▶ **GOAL**:
Output each line exactly as it appears, skipping any embedded picture.

▶ **DATASET EXTRACT**:
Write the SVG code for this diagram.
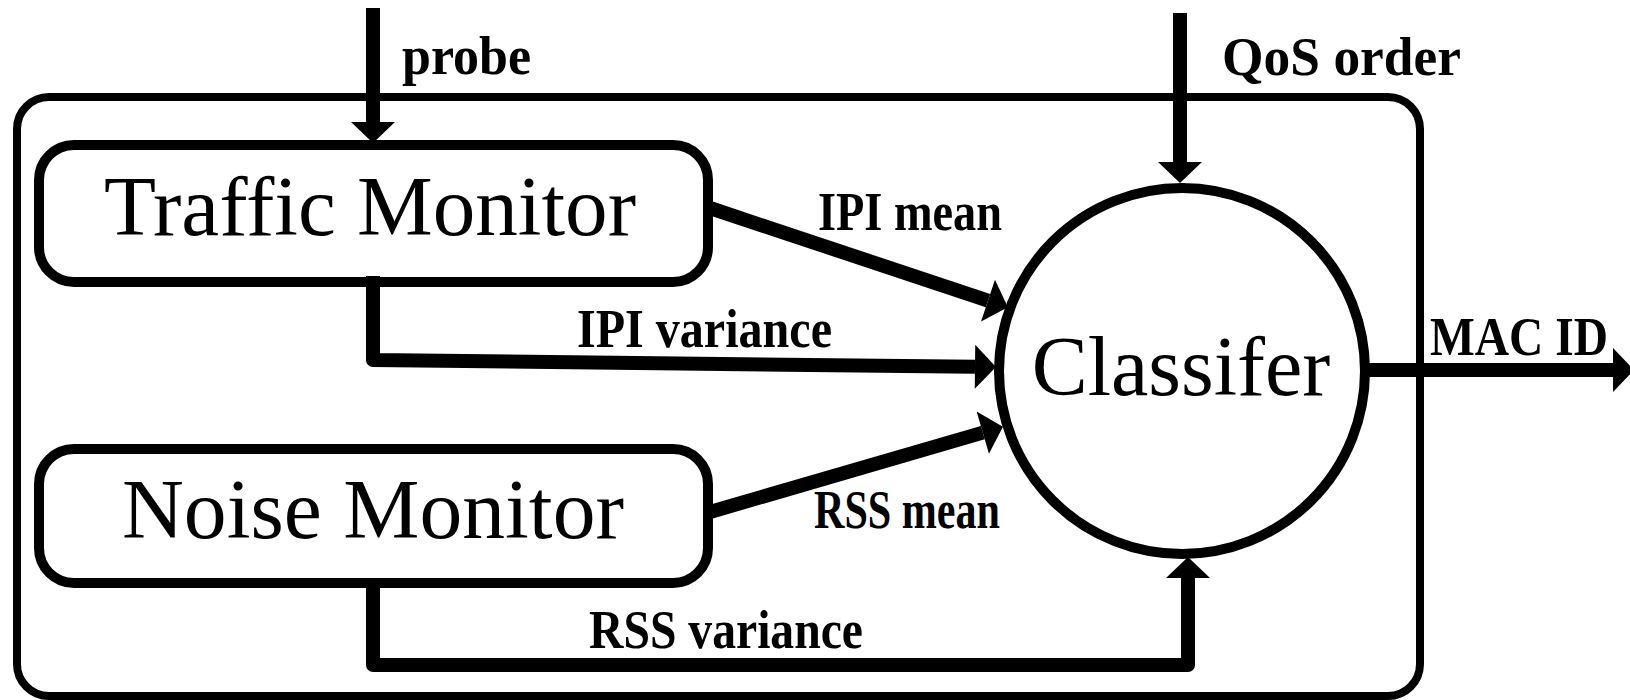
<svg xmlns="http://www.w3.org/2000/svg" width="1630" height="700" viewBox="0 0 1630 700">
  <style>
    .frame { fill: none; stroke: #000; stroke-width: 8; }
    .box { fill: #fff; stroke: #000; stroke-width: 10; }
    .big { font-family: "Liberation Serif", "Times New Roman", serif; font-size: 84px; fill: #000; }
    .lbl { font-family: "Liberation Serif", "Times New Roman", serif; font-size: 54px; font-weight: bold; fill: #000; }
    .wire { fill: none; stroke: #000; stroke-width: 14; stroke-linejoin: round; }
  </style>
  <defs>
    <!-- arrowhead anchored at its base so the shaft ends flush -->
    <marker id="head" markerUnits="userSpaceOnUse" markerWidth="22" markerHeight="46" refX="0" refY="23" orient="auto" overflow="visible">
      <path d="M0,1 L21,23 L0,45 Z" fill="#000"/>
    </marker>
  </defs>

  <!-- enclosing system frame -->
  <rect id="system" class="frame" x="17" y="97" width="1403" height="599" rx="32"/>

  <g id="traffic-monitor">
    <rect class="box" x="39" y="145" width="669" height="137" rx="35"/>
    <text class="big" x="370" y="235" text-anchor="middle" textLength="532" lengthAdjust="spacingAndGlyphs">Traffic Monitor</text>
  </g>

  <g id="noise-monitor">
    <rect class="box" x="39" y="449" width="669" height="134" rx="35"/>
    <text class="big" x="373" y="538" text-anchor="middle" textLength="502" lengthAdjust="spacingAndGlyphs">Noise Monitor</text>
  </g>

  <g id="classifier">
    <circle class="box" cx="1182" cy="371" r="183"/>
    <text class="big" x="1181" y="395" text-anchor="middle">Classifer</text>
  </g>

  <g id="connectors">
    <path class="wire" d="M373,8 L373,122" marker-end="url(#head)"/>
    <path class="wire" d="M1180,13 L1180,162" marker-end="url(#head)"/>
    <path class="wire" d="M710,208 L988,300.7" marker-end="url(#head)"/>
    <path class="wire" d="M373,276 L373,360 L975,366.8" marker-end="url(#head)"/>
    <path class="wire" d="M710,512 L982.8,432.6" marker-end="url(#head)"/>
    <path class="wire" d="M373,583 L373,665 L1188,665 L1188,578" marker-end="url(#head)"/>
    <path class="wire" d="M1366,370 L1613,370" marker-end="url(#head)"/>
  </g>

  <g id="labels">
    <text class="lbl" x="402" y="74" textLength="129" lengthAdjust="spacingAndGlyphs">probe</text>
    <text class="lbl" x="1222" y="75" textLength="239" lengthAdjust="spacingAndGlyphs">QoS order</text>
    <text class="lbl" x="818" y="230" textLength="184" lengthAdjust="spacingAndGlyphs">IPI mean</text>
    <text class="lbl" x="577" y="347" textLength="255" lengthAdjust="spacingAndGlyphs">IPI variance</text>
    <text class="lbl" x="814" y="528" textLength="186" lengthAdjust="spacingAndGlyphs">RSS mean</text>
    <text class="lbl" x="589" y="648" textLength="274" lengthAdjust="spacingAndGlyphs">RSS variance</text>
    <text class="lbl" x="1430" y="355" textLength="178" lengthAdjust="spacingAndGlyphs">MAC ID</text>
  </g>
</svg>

▶ **ANSWER TO THIS PROBLEM**:
Write the SVG code for this diagram.
<svg xmlns="http://www.w3.org/2000/svg" width="1630" height="700" viewBox="0 0 1630 700">
  <style>
    .frame { fill: none; stroke: #000; stroke-width: 8; }
    .box { fill: #fff; stroke: #000; stroke-width: 10; }
    .big { font-family: "Liberation Serif", "Times New Roman", serif; font-size: 84px; fill: #000; }
    .lbl { font-family: "Liberation Serif", "Times New Roman", serif; font-size: 54px; font-weight: bold; fill: #000; }
    .wire { fill: none; stroke: #000; stroke-width: 14; stroke-linejoin: round; }
  </style>
  <defs>
    <!-- arrowhead anchored at its base so the shaft ends flush -->
    <marker id="head" markerUnits="userSpaceOnUse" markerWidth="22" markerHeight="46" refX="0" refY="23" orient="auto" overflow="visible">
      <path d="M0,1 L21,23 L0,45 Z" fill="#000"/>
    </marker>
  </defs>

  <!-- enclosing system frame -->
  <rect id="system" class="frame" x="17" y="97" width="1403" height="599" rx="32"/>

  <g id="traffic-monitor">
    <rect class="box" x="39" y="145" width="669" height="137" rx="35"/>
    <text class="big" x="370" y="235" text-anchor="middle" textLength="532" lengthAdjust="spacingAndGlyphs">Traffic Monitor</text>
  </g>

  <g id="noise-monitor">
    <rect class="box" x="39" y="449" width="669" height="134" rx="35"/>
    <text class="big" x="373" y="538" text-anchor="middle" textLength="502" lengthAdjust="spacingAndGlyphs">Noise Monitor</text>
  </g>

  <g id="classifier">
    <circle class="box" cx="1182" cy="371" r="183"/>
    <text class="big" x="1181" y="395" text-anchor="middle">Classifer</text>
  </g>

  <g id="connectors">
    <path class="wire" d="M373,8 L373,122" marker-end="url(#head)"/>
    <path class="wire" d="M1180,13 L1180,162" marker-end="url(#head)"/>
    <path class="wire" d="M710,208 L988,300.7" marker-end="url(#head)"/>
    <path class="wire" d="M373,276 L373,360 L975,366.8" marker-end="url(#head)"/>
    <path class="wire" d="M710,512 L982.8,432.6" marker-end="url(#head)"/>
    <path class="wire" d="M373,583 L373,665 L1188,665 L1188,578" marker-end="url(#head)"/>
    <path class="wire" d="M1366,370 L1613,370" marker-end="url(#head)"/>
  </g>

  <g id="labels">
    <text class="lbl" x="402" y="74" textLength="129" lengthAdjust="spacingAndGlyphs">probe</text>
    <text class="lbl" x="1222" y="75" textLength="239" lengthAdjust="spacingAndGlyphs">QoS order</text>
    <text class="lbl" x="818" y="230" textLength="184" lengthAdjust="spacingAndGlyphs">IPI mean</text>
    <text class="lbl" x="577" y="347" textLength="255" lengthAdjust="spacingAndGlyphs">IPI variance</text>
    <text class="lbl" x="814" y="528" textLength="186" lengthAdjust="spacingAndGlyphs">RSS mean</text>
    <text class="lbl" x="589" y="648" textLength="274" lengthAdjust="spacingAndGlyphs">RSS variance</text>
    <text class="lbl" x="1430" y="355" textLength="178" lengthAdjust="spacingAndGlyphs">MAC ID</text>
  </g>
</svg>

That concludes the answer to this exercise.